** begin Stored records **

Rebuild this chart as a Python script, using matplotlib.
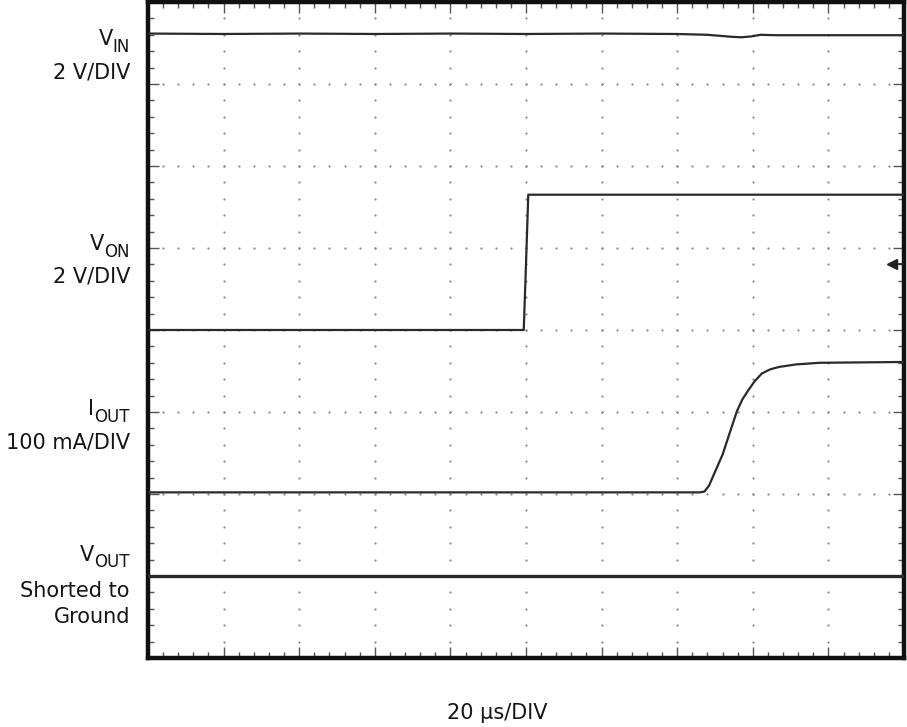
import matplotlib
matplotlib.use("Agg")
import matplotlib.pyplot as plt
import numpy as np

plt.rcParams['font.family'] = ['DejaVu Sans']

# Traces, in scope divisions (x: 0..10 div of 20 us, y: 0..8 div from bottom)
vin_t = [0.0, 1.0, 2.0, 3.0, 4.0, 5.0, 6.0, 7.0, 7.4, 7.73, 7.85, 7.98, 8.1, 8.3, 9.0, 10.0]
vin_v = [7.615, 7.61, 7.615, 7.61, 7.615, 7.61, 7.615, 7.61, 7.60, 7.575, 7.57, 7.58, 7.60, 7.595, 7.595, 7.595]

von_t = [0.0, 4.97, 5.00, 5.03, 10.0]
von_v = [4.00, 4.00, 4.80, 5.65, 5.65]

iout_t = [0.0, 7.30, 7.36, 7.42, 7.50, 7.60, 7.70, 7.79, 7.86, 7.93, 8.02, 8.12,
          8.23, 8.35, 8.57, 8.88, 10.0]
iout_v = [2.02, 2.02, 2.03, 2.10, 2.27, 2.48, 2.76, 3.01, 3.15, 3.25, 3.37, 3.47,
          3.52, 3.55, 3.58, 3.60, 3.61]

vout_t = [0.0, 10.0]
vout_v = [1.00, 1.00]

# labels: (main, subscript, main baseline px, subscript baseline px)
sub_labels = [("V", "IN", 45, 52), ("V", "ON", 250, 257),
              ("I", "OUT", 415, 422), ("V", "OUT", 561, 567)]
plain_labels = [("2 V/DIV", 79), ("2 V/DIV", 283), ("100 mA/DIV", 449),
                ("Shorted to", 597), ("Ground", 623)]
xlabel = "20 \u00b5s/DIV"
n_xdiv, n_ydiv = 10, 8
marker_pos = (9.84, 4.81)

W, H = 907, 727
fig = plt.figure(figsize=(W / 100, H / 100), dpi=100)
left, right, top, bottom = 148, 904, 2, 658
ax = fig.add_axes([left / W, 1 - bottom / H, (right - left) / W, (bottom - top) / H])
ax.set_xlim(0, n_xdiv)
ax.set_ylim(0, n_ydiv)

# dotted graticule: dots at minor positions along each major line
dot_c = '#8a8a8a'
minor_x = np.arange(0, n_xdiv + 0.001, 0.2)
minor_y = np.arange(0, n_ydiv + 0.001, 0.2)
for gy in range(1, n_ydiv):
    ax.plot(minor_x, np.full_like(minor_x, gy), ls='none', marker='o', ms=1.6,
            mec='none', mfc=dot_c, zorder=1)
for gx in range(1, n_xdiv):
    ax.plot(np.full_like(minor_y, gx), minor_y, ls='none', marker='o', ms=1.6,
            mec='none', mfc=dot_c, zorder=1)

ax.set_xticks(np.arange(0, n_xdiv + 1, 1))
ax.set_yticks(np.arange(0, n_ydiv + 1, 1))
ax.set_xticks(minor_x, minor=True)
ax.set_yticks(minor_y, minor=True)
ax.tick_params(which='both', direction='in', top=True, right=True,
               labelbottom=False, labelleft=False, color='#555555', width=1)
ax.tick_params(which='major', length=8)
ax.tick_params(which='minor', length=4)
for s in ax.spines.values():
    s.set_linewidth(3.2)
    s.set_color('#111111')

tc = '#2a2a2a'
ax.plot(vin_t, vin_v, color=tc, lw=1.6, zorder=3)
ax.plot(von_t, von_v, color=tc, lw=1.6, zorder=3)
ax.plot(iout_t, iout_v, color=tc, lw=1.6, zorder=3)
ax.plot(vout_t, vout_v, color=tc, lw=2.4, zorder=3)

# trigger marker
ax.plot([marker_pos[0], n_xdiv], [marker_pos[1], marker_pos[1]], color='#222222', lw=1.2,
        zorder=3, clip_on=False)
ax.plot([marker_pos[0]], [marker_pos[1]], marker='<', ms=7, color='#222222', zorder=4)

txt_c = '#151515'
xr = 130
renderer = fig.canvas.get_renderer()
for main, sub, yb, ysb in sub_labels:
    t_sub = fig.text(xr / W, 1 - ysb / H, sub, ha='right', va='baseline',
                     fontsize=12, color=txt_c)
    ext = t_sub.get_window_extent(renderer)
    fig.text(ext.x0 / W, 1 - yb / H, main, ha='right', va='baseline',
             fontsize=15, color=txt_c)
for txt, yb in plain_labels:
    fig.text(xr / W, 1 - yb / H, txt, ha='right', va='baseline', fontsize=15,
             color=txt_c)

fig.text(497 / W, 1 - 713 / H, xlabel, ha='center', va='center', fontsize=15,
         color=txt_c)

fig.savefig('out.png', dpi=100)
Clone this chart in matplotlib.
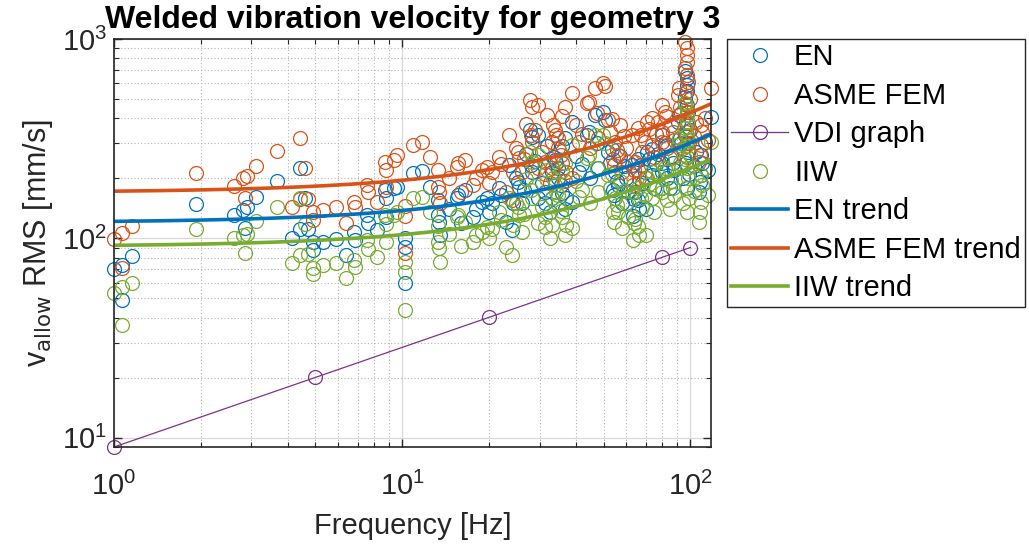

** end Stored records **

-- Task details --
Without the pictures, repeat the entries above line by line, from the first through the one that contains "plt.rcParams['font.family'] = ['DejaVu Sans']", both ends included.

-- Output for this task --
Rebuild this chart as a Python script, using matplotlib.
import matplotlib
matplotlib.use("Agg")
import matplotlib.pyplot as plt
import numpy as np

plt.rcParams['font.family'] = ['DejaVu Sans']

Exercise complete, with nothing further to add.